— START Supplied data —

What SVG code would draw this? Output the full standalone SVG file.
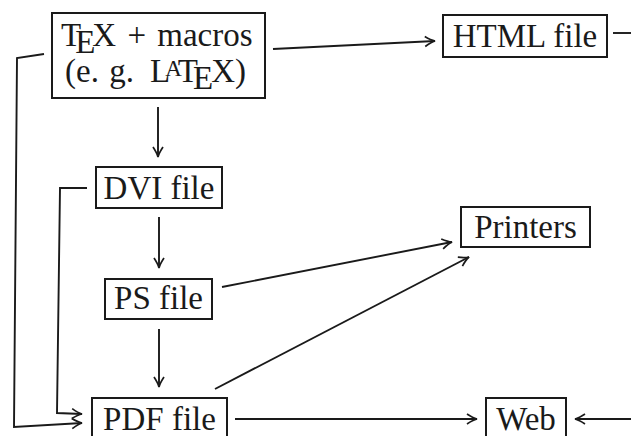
<svg xmlns="http://www.w3.org/2000/svg" width="631" height="436" viewBox="0 0 631 436">
<defs>
<style>
.box{fill:#fff;stroke:#1a1a1a;stroke-width:2}
.lbl{font-family:"Liberation Serif",serif;font-size:33px;fill:#1a1a1a}
.c{text-anchor:middle}
.ln{fill:none;stroke:#1a1a1a;stroke-width:1.9}
.arr{marker-end:url(#ah)}
</style>
<marker id="ah" markerUnits="userSpaceOnUse" viewBox="-10 -6 12 12" refX="0" refY="0" markerWidth="12" markerHeight="12" orient="auto" overflow="visible">
<path d="M-10,-5 Q-4,-1 0,0 Q-4,1 -10,5" fill="none" stroke="#1a1a1a" stroke-width="1.7"/>
</marker>
</defs>
<rect width="631" height="436" fill="#fff"/>
<g id="connectors">
<path class="ln arr" d="M273,49 L435,41"/>
<path class="ln" d="M613,33 L631,33"/>
<path class="ln arr" d="M158,107 L158,157"/>
<path class="ln arr" d="M159,217 L159,268"/>
<path class="ln arr" d="M159,329 L159,387"/>
<path class="ln arr" d="M222,287 L452,242"/>
<path class="ln arr" d="M215,389 L469,257"/>
<path class="ln arr" d="M235,419 L477,419"/>
<path class="ln arr" d="M631,419 L575,419"/>
<path class="ln arr" d="M44,54 L17,58 L14,427 L82,423"/>
<path class="ln arr" d="M87,188 L60,188 L57,413 L82,414"/>
</g>
<g id="tex">
<rect class="box" x="52" y="13" width="213" height="85"/>
<text class="lbl" x="61" y="46" word-spacing="3"><tspan>T</tspan><tspan dx="-6" dy="7">E</tspan><tspan dx="-3" dy="-7">X</tspan> + macros</text>
<text class="lbl" x="65" y="82" word-spacing="2">(e. g. <tspan x="150">L</tspan><tspan dx="-5" dy="-6" font-size="23">A</tspan><tspan dx="-4" dy="6">T</tspan><tspan dx="-5" dy="7">E</tspan><tspan dx="-2" dy="-7">X</tspan>)</text>
</g>
<g id="html">
<rect class="box" x="443" y="15" width="164" height="42"/>
<text class="lbl c" x="525" y="47">HTML file</text>
</g>
<g id="dvi">
<rect class="box" x="96" y="167" width="126" height="41"/>
<text class="lbl c" x="159" y="199">DVI file</text>
</g>
<g id="ps">
<rect class="box" x="105" y="279" width="107" height="40"/>
<text class="lbl c" x="158.5" y="309">PS file</text>
</g>
<g id="printers">
<rect class="box" x="461" y="207" width="129" height="40"/>
<text class="lbl c" x="525.5" y="238">Printers</text>
</g>
<g id="pdf">
<rect class="box" x="92" y="398" width="135" height="46"/>
<text class="lbl c" x="159.5" y="430">PDF file</text>
</g>
<g id="web">
<rect class="box" x="486" y="398" width="80" height="46"/>
<text class="lbl c" x="526" y="430">Web</text>
</g>
</svg>
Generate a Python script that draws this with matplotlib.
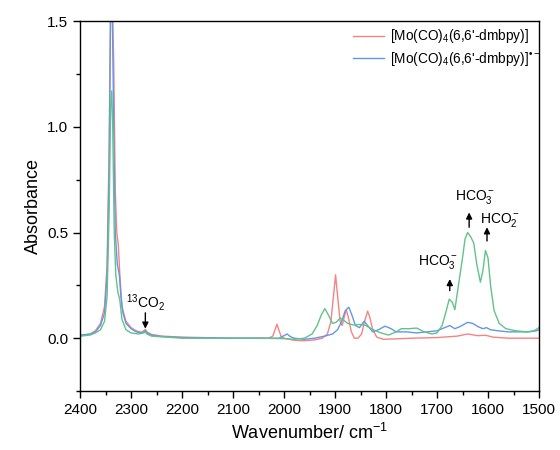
import numpy as np
import matplotlib
matplotlib.use("Agg")
import matplotlib.pyplot as plt

plt.rcParams['font.family'] = ['Liberation Sans', 'DejaVu Sans']
plt.rcParams['mathtext.fontset'] = 'custom'
plt.rcParams['mathtext.rm'] = 'Liberation Sans'
plt.rcParams['mathtext.default'] = 'regular'

# neutral complex
wn_red = [2400, 2380, 2370, 2360, 2352, 2347, 2343, 2340, 2337, 2334, 2331, 2328, 2325, 2322,
          2318, 2310, 2300, 2290, 2280, 2275, 2272, 2269, 2260, 2240, 2200, 2100, 2030, 2022,
          2017, 2014, 2011, 2006, 2000, 1980, 1960, 1940, 1925, 1915, 1908, 1903, 1899, 1895,
          1890, 1886, 1881, 1878, 1874, 1868, 1862, 1855, 1848, 1842, 1836, 1832, 1826, 1818,
          1805, 1780, 1750, 1700, 1660, 1640, 1620, 1605, 1590, 1560, 1500]
abs_red = [0.01, 0.02, 0.035, 0.07, 0.15, 0.35, 0.9, 1.6, 1.6, 1.3, 0.7, 0.5, 0.44, 0.3,
           0.15, 0.08, 0.05, 0.035, 0.028, 0.035, 0.042, 0.03, 0.018, 0.01, 0.005, 0.0, 0.0, 0.01,
           0.045, 0.066, 0.045, 0.01, 0.0, -0.01, -0.012, -0.008, 0.0, 0.02, 0.08, 0.2, 0.30, 0.2,
           0.08, 0.06, 0.11, 0.135, 0.1, 0.03, 0.0, 0.0, 0.02, 0.08, 0.128, 0.1, 0.04, 0.005,
           -0.005, -0.003, 0.0, 0.003, 0.01, 0.02, 0.012, 0.014, 0.005, 0.0, 0.0]

# radical anion
wn_blue = [2400, 2380, 2370, 2360, 2352, 2347, 2343, 2340, 2337, 2334, 2331, 2327, 2323, 2320,
           2316, 2310, 2300, 2290, 2280, 2275, 2272, 2269, 2260, 2240, 2200, 2100, 2010, 2000,
           1994, 1988, 1980, 1960, 1940, 1920, 1905, 1895, 1887, 1880, 1873, 1867, 1860, 1852,
           1843, 1836, 1826, 1815, 1802, 1790, 1780, 1760, 1740, 1720, 1700, 1690, 1675, 1665,
           1655, 1640, 1630, 1620, 1610, 1603, 1595, 1580, 1560, 1540, 1520, 1505, 1500]
abs_blue = [0.015, 0.02, 0.03, 0.06, 0.12, 0.3, 0.8, 1.6, 1.6, 1.0, 0.5, 0.35, 0.3, 0.2,
            0.12, 0.07, 0.045, 0.03, 0.025, 0.03, 0.036, 0.025, 0.015, 0.008, 0.003, 0.0, 0.0, 0.012,
            0.02, 0.008, 0.0, -0.005, 0.0, 0.01, 0.02, 0.04, 0.08, 0.13, 0.147, 0.11, 0.06, 0.05,
            0.08, 0.06, 0.03, 0.04, 0.057, 0.045, 0.03, 0.03, 0.025, 0.03, 0.035, 0.045, 0.06, 0.045,
            0.055, 0.075, 0.07, 0.055, 0.045, 0.05, 0.04, 0.035, 0.03, 0.03, 0.03, 0.035, 0.04]

# after CO2 reaction
wn_green = [2400, 2380, 2370, 2360, 2352, 2347, 2343, 2340, 2338, 2336, 2333, 2330, 2326, 2322,
            2318, 2310, 2300, 2285, 2275, 2272, 2269, 2260, 2200, 2050, 2000, 1980, 1960, 1945,
            1935, 1927, 1920, 1913, 1905, 1898, 1890, 1883, 1875, 1865, 1850, 1840, 1825, 1810,
            1795, 1780, 1770, 1755, 1740, 1725, 1710, 1700, 1690, 1683, 1676, 1670, 1665, 1658,
            1650, 1645, 1640, 1634, 1628, 1622, 1615, 1610, 1605, 1600, 1595, 1588, 1578, 1565,
            1545, 1525, 1510, 1500]
abs_green = [0.01, 0.015, 0.025, 0.04, 0.08, 0.2, 0.6, 1.1, 1.17, 1.0, 0.5, 0.3, 0.22, 0.18,
             0.09, 0.04, 0.025, 0.02, 0.025, 0.03, 0.02, 0.01, 0.0, 0.0, -0.002, -0.005, 0.0, 0.02,
             0.06, 0.11, 0.14, 0.11, 0.07, 0.075, 0.095, 0.085, 0.07, 0.063, 0.065, 0.06, 0.04, 0.025,
             0.015, 0.03, 0.045, 0.045, 0.048, 0.03, 0.02, 0.025, 0.06, 0.12, 0.185, 0.17, 0.135, 0.25,
             0.38, 0.47, 0.50, 0.48, 0.45, 0.35, 0.265, 0.32, 0.415, 0.38, 0.25, 0.13, 0.07, 0.045,
             0.035, 0.03, 0.035, 0.05]

labels = ["[Mo(CO)$_4$(6,6'-dmbpy)]", "[Mo(CO)$_4$(6,6'-dmbpy)]$^{\u2022-}$"]

# annotations: text, text position, arrow tail, arrow head
notes = [("$^{13}$CO$_2$", (2272, 0.17), (2272, 0.12), (2272, 0.045)),
         ("HCO$_3^-$", (1698, 0.36), (1675, 0.225), (1675, 0.28)),
         ("HCO$_3^-$", (1626, 0.67), (1637, 0.525), (1637, 0.595)),
         ("HCO$_2^-$", (1577, 0.56), (1602, 0.46), (1602, 0.525))]

fig = plt.figure(figsize=(5.6, 4.5), dpi=100)
ax = fig.add_axes([0.143, 0.131, 0.8195, 0.822])

ax.plot(wn_red, abs_red, color='#f48484', lw=1.0, label=labels[0])
ax.plot(wn_blue, abs_blue, color='#6496e8', lw=1.0, label=labels[1])
ax.plot(wn_green, abs_green, color='#62c28a', lw=1.0)

for txt, pos, tail, head in notes:
    ax.text(pos[0], pos[1], txt, fontsize=10, ha='center', va='center')
    ax.annotate('', xy=head, xytext=tail,
                arrowprops=dict(arrowstyle='-|>', color='black', lw=1.0,
                                mutation_scale=9, shrinkA=0, shrinkB=0))

ax.set_xlim(2400, 1500)
ax.set_ylim(-0.25, 1.5)
ax.set_xticks(np.arange(2400, 1499, -100))
ax.set_xticks(np.arange(2350, 1500, -100), minor=True)
ax.set_yticks([0.0, 0.5, 1.0, 1.5])
ax.set_yticks([-0.25, 0.25, 0.75, 1.25], minor=True)
ax.tick_params(which='both', direction='out', top=False, right=False, labelsize=11)
ax.tick_params(which='major', length=5, width=1)
ax.tick_params(which='minor', length=3, width=1)
for s in ax.spines.values():
    s.set_linewidth(1.0)

ax.set_xlabel('Wavenumber/ cm$^{-1}$', fontsize=13)
ax.set_ylabel('Absorbance', fontsize=13)

ax.legend(loc='upper right', bbox_to_anchor=(1.015, 0.998), fontsize=9.8, frameon=False,
          borderaxespad=0, handlelength=2.3, handletextpad=0.45, labelspacing=0.35)

fig.savefig('out.png', dpi=100)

— END Supplied data —

■ Task: Print the line above containing "Generate a Python", the line containing "0.005, 0.0, 0.0]", and everything between them, exactly as written. Pictures stay out.

■ Solved exercise:
Generate a Python script that draws this with matplotlib.
import numpy as np
import matplotlib
matplotlib.use("Agg")
import matplotlib.pyplot as plt

plt.rcParams['font.family'] = ['Liberation Sans', 'DejaVu Sans']
plt.rcParams['mathtext.fontset'] = 'custom'
plt.rcParams['mathtext.rm'] = 'Liberation Sans'
plt.rcParams['mathtext.default'] = 'regular'

# neutral complex
wn_red = [2400, 2380, 2370, 2360, 2352, 2347, 2343, 2340, 2337, 2334, 2331, 2328, 2325, 2322,
          2318, 2310, 2300, 2290, 2280, 2275, 2272, 2269, 2260, 2240, 2200, 2100, 2030, 2022,
          2017, 2014, 2011, 2006, 2000, 1980, 1960, 1940, 1925, 1915, 1908, 1903, 1899, 1895,
          1890, 1886, 1881, 1878, 1874, 1868, 1862, 1855, 1848, 1842, 1836, 1832, 1826, 1818,
          1805, 1780, 1750, 1700, 1660, 1640, 1620, 1605, 1590, 1560, 1500]
abs_red = [0.01, 0.02, 0.035, 0.07, 0.15, 0.35, 0.9, 1.6, 1.6, 1.3, 0.7, 0.5, 0.44, 0.3,
           0.15, 0.08, 0.05, 0.035, 0.028, 0.035, 0.042, 0.03, 0.018, 0.01, 0.005, 0.0, 0.0, 0.01,
           0.045, 0.066, 0.045, 0.01, 0.0, -0.01, -0.012, -0.008, 0.0, 0.02, 0.08, 0.2, 0.30, 0.2,
           0.08, 0.06, 0.11, 0.135, 0.1, 0.03, 0.0, 0.0, 0.02, 0.08, 0.128, 0.1, 0.04, 0.005,
           -0.005, -0.003, 0.0, 0.003, 0.01, 0.02, 0.012, 0.014, 0.005, 0.0, 0.0]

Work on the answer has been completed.